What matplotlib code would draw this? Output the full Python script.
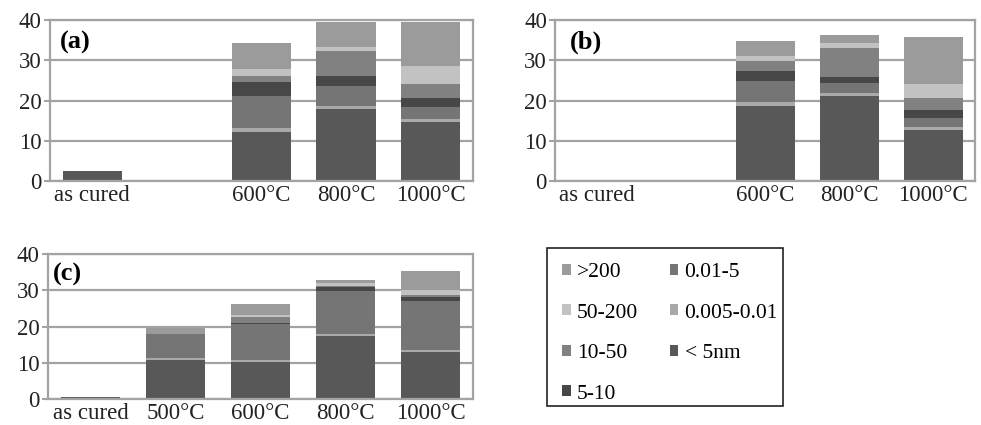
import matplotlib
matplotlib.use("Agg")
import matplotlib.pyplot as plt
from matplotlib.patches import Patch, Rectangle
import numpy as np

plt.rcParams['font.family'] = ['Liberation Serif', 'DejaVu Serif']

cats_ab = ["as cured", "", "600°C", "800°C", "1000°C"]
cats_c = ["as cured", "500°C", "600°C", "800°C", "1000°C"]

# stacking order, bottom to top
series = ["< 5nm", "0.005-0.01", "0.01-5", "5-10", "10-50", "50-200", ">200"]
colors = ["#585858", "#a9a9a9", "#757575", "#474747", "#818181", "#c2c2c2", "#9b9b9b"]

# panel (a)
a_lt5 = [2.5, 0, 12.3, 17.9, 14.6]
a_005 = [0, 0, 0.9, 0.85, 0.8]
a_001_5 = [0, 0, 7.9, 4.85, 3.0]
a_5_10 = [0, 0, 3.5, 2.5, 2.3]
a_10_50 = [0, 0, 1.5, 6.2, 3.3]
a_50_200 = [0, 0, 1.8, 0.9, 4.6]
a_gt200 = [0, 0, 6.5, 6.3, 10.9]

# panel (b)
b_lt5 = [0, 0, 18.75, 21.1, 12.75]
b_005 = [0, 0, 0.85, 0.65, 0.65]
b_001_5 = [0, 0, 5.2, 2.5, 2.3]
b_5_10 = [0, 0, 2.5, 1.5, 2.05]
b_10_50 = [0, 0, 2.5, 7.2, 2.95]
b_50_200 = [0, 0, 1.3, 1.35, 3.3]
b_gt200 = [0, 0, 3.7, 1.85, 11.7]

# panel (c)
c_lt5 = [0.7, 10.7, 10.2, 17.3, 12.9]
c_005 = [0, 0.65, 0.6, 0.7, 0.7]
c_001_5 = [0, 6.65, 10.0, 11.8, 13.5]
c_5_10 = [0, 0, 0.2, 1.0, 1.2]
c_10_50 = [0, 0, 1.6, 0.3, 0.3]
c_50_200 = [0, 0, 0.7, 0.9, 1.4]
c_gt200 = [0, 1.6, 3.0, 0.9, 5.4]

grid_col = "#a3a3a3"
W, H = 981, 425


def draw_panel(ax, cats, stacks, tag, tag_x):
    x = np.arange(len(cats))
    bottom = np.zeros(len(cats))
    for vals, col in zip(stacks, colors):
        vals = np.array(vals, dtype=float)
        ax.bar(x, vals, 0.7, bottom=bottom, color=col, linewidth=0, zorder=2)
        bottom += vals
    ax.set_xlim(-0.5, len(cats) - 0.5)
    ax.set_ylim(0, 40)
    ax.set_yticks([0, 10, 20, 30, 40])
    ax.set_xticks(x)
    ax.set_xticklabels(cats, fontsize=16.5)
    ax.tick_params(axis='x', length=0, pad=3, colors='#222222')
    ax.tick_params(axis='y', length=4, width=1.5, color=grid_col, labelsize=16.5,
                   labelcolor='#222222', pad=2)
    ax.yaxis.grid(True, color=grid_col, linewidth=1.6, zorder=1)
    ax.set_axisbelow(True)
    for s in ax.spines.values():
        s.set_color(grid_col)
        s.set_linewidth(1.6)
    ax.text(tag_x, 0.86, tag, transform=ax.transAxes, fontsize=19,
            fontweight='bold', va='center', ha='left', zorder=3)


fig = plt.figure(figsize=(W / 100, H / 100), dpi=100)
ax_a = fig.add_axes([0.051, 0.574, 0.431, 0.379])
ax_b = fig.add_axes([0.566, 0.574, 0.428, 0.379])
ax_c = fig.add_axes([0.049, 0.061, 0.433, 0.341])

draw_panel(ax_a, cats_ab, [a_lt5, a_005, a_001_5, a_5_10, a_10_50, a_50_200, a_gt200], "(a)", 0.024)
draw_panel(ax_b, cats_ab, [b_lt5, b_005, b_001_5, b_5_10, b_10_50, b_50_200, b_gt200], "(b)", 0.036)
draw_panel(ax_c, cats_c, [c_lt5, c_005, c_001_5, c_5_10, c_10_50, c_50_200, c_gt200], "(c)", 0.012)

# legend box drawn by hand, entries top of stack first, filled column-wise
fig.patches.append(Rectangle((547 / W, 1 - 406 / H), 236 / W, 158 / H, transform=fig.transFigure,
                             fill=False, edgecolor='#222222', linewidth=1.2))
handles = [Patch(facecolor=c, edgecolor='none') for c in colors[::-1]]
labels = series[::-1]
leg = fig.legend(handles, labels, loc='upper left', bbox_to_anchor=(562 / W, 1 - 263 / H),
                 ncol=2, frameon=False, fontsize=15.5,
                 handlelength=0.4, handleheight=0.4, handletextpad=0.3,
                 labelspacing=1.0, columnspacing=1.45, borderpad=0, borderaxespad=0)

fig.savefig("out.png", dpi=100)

=-=-=-=-=

Direction: Exactly reproduce the run of lines from the start of the listing through the line with "W, H = 981, 425", inclusive; pictures are not copied.

Solved problem:
What matplotlib code would draw this? Output the full Python script.
import matplotlib
matplotlib.use("Agg")
import matplotlib.pyplot as plt
from matplotlib.patches import Patch, Rectangle
import numpy as np

plt.rcParams['font.family'] = ['Liberation Serif', 'DejaVu Serif']

cats_ab = ["as cured", "", "600°C", "800°C", "1000°C"]
cats_c = ["as cured", "500°C", "600°C", "800°C", "1000°C"]

# stacking order, bottom to top
series = ["< 5nm", "0.005-0.01", "0.01-5", "5-10", "10-50", "50-200", ">200"]
colors = ["#585858", "#a9a9a9", "#757575", "#474747", "#818181", "#c2c2c2", "#9b9b9b"]

# panel (a)
a_lt5 = [2.5, 0, 12.3, 17.9, 14.6]
a_005 = [0, 0, 0.9, 0.85, 0.8]
a_001_5 = [0, 0, 7.9, 4.85, 3.0]
a_5_10 = [0, 0, 3.5, 2.5, 2.3]
a_10_50 = [0, 0, 1.5, 6.2, 3.3]
a_50_200 = [0, 0, 1.8, 0.9, 4.6]
a_gt200 = [0, 0, 6.5, 6.3, 10.9]

# panel (b)
b_lt5 = [0, 0, 18.75, 21.1, 12.75]
b_005 = [0, 0, 0.85, 0.65, 0.65]
b_001_5 = [0, 0, 5.2, 2.5, 2.3]
b_5_10 = [0, 0, 2.5, 1.5, 2.05]
b_10_50 = [0, 0, 2.5, 7.2, 2.95]
b_50_200 = [0, 0, 1.3, 1.35, 3.3]
b_gt200 = [0, 0, 3.7, 1.85, 11.7]

# panel (c)
c_lt5 = [0.7, 10.7, 10.2, 17.3, 12.9]
c_005 = [0, 0.65, 0.6, 0.7, 0.7]
c_001_5 = [0, 6.65, 10.0, 11.8, 13.5]
c_5_10 = [0, 0, 0.2, 1.0, 1.2]
c_10_50 = [0, 0, 1.6, 0.3, 0.3]
c_50_200 = [0, 0, 0.7, 0.9, 1.4]
c_gt200 = [0, 1.6, 3.0, 0.9, 5.4]

grid_col = "#a3a3a3"
W, H = 981, 425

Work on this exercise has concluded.